Raise your hand if you’ve ever watched a terrible driver speed past, saw an out-of-state license plate, and thought, “Of course they’re from that state.”
We’ve all been there, especially during the time of Covid-19: Over the course of 2020, Americans drove more than 2.8 trillion miles.
While that number is down 13% from 2019, research shows that driving is still the preferred method of travel during the pandemic. Comparatively, air travel fell by 75% and rail travel as much as 47% during the same time period.
That’s not likely to change anytime soon, either. A recent study by the University of Chicago found that 1 in 4 Chicagoans will choose road trips over flying once the pandemic ends.
To find out, we considered the following:
- DUI arrests per 100,000
- Accident fatalities per 100,000
- How many drivers are uninsured
- Number of Google searches related to terms like “how to get out of a ticket” and “car accident lawyer”
Here’s what we found.
The Worst Drivers by State
The worst drivers in the US
There were a few things the worst drivers in America have in common: almost all have staggeringly high rates of accident fatalities and DUI arrests.
New Mexico is home to the worst drivers in America, with an average ranking of 6 across the board. This is due to the state’s unusually high number of accident fatalities (25 per 100,000) and the percent of uninsured drivers (21%), both landing in the number three spot for those categories.
It was followed closely by Alabama and Arkansas, whose drivers tied for the second- and third-worst in the nation. While Alabama had the lowest number of DUI arrests (1 per 100,000), it had one of the highest fatality rates (23 per 100,000) as well as a high number of uninsured drivers (21%). Likewise, Arkansas had high rates of fatality (21 per 100,000) and uninsured drivers (17%).
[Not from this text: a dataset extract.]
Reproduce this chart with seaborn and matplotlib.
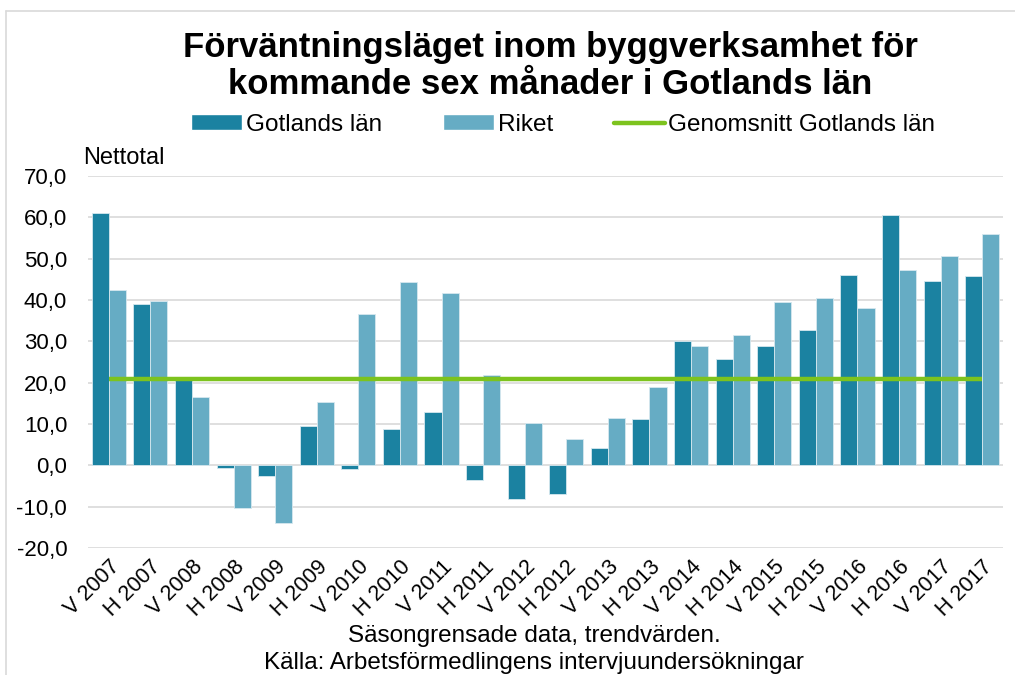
import matplotlib
matplotlib.use("Agg")
import matplotlib.pyplot as plt
from matplotlib.patches import Patch
from matplotlib.lines import Line2D
import seaborn as sns
import pandas as pd

periods = ["V 2007", "H 2007", "V 2008", "H 2008", "V 2009", "H 2009", "V 2010", "H 2010",
           "V 2011", "H 2011", "V 2012", "H 2012", "V 2013", "H 2013", "V 2014", "H 2014",
           "V 2015", "H 2015", "V 2016", "H 2016", "V 2017", "H 2017"]
gotland = [61.0, 39.1, 20.7, -0.5, -2.6, 9.5, -0.8, 8.9, 12.9, -3.6, -8.0, -7.0,
           4.3, 11.2, 30.1, 25.7, 28.9, 32.7, 46.0, 60.5, 44.6, 45.8]
riket = [42.5, 39.7, 16.5, -10.4, -14.0, 15.3, 36.6, 44.3, 41.7, 21.9, 10.3, 6.3,
         11.6, 19.1, 28.9, 31.6, 39.6, 40.5, 38.2, 47.2, 50.7, 55.9]
average_gotland = 20.9
yticks = [-20, -10, 0, 10, 20, 30, 40, 50, 60, 70]

series_names = ["Gotlands län", "Riket", "Genomsnitt Gotlands län"]
colors = ["#1B82A1", "#66ACC4", "#7DC31E"]

df = pd.DataFrame({
    "period": periods * 2,
    "value": gotland + riket,
    "series": [series_names[0]] * len(periods) + [series_names[1]] * len(periods),
})

sns.set_theme(style="white")
plt.rcParams["font.family"] = ["Liberation Sans", "DejaVu Sans"]
plt.rcParams["text.color"] = "black"
plt.rcParams["axes.labelcolor"] = "black"
plt.rcParams["xtick.color"] = "black"
plt.rcParams["ytick.color"] = "black"

fig = plt.figure(figsize=(10.15, 6.75), dpi=100)
ax = fig.add_axes([0.0867, 0.188, 0.9015, 0.551])

sns.barplot(data=df, x="period", y="value", hue="series", order=periods,
            hue_order=series_names[:2], palette=colors[:2], width=0.82, saturation=1,
            edgecolor="#D6E8EF", linewidth=0.6, ax=ax, legend=False, zorder=2)

ax.plot([0, len(periods) - 1], [average_gotland, average_gotland],
        color=colors[2], lw=3.2, zorder=3, solid_capstyle="butt")

ax.set_ylim(-20, 70)
ax.set_xlim(-0.5, len(periods) - 0.5)
ax.set_yticks(yticks)
ax.set_yticklabels([f"{v:.1f}".replace(".", ",") for v in yticks], fontsize=16)
ax.yaxis.grid(True, color="#D9D9D9", lw=1.2, zorder=0)
ax.set_axisbelow(True)
for s in ax.spines.values():
    s.set_visible(False)
ax.tick_params(axis="y", length=0, pad=15, colors="black")
ax.tick_params(axis="x", length=0, pad=6, colors="black")
ax.set_xlabel("")
ax.set_ylabel("")
plt.setp(ax.get_xticklabels(), rotation=45, ha="right", rotation_mode="anchor", fontsize=15.5)

fig.text(0.082, 0.766, "Nettotal", fontsize=17, ha="left", va="center")

fig.text(0.542, 0.929, "Förväntningsläget inom byggverksamhet för", fontsize=25,
         fontweight="bold", ha="center", va="center")
fig.text(0.542, 0.875, "kommande sex månader i Gotlands län", fontsize=25,
         fontweight="bold", ha="center", va="center")

handles = [Patch(facecolor=colors[0]), Patch(facecolor=colors[1]),
           Line2D([0], [0], color=colors[2], lw=3.2)]
fig.legend(handles, series_names, loc="center", bbox_to_anchor=(0.555, 0.815), ncol=3,
           frameon=False, fontsize=17.5, handlelength=2.1, handletextpad=0.15,
           columnspacing=2.5, handleheight=0.65)

fig.text(0.526, 0.058, "Säsongrensade data, trendvärden.", fontsize=17.5, ha="center", va="center")
fig.text(0.526, 0.018, "Källa: Arbetsförmedlingens intervjuundersökningar", fontsize=17.5,
         ha="center", va="center")

fig.add_artist(Line2D([0.006, 1.0], [1 - 11 / 675, 1 - 11 / 675], color="#D9D9D9", lw=1.2,
                      transform=fig.transFigure))
fig.add_artist(Line2D([0.006, 0.006], [0.0, 1 - 11 / 675], color="#D9D9D9", lw=1.2,
                      transform=fig.transFigure))

fig.savefig("out.png", dpi=100)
With the highest rate of accident fatalities in the country (31 per 100,000), Wyoming landed in the number four spot for worst drivers. To make matters worse, the state also has an extremely high rate of DUI-related arrests (683 per 100,000).
Rounding out the top five worst drivers in the U.S. is Montana. While Montana drivers don’t have an extremely high rate of DUI arrests (419 per 100,000, #14 rank), they do carry with them the sixth-highest rate of fatalities, at 21 per 100,000.
Here’s the full breakdown of the worst drivers in America:
The best drivers in the US
Surprisingly, the states whose drivers are typically labeled “bad” are actually home to the best drivers in the country.
Landing in the coveted number one spot is New York, with an average ranking of 47.3. In addition to having the second-lowest fatality rate in the country (6 per 100,000, #49), New Yorkers have extremely low rates of DUI-related arrests (156, #42) and a majority of drivers are insured (84%).
Coming in closely behind New York, the second-best drivers in America are in Massachusetts. The state’s average ranking of 47 is, like New York, due to average-to-low rates of DUI-related arrests (163, #39) and the lowest fatality rate in the country (6 per 100,000).
Finally, Pennsylvania took the third spot. It’s no wonder, seeing as 83% of drivers are insured and the rate of DUI arrests per 100,000 is just 117 (#46).
Does driving skill vary by region? Our data suggests so.
Of the top ten states with the worst drivers, almost half were southern states: Alabama, Arkansas, Louisiana, and South Carolina. On average, these states ranked #15 across the board due to their low to average DUI arrests but extremely high rates of fatality.
Western states (New Mexico, Wyoming, and Montana) accounted for one-third of the ten worst, with an average ranking of 12. Rankings were high in every category, particularly when it came to fatality rates, in which all three ranked within the top 10.
Meanwhile, you can find the best drivers in America in the northeast, particularly New York, Massachusetts, Pennsylvania, New Jersey, and Connecticut. All had extremely low rates of DUI arrests, fatalities, and uninsured drivers.
The team at Friend, Levinson & Turner are Chicago car accident lawyers and injury attorneys you can trust. If you need help with your car accident case, contact us today.
- Total accident fatalities per 100,000: Data gathered from the National Highway Traffic Safety Administration’s 2019 Fatality Analysis Reporting System, the most recent data available.
- DUI arrests per 100,000: Data gathered from the FBI’s Crime in the United States 2019 database, the most recent data available.
- Percentage of uninsured drivers: Data gathered from the Insurance Information Institute’s 2015 report on uninsured motorists, the most recent data available.
- Keyword research: Data gathered from a Google search trends analysis of over 500 terms related to “get out of a ticket,” “car accident lawyer,” and “DUI lawyer.”
- Population of citizens above driving age in every state: Data gathered from the U.S. Census Bureau.
To rank all 50 states from worst to best drivers, we found each state’s average ranking across all four metrics to create a final score from 0-100. The state with the highest average ranking received a score of 100, while the state with the lowest average ranking received a score of 0.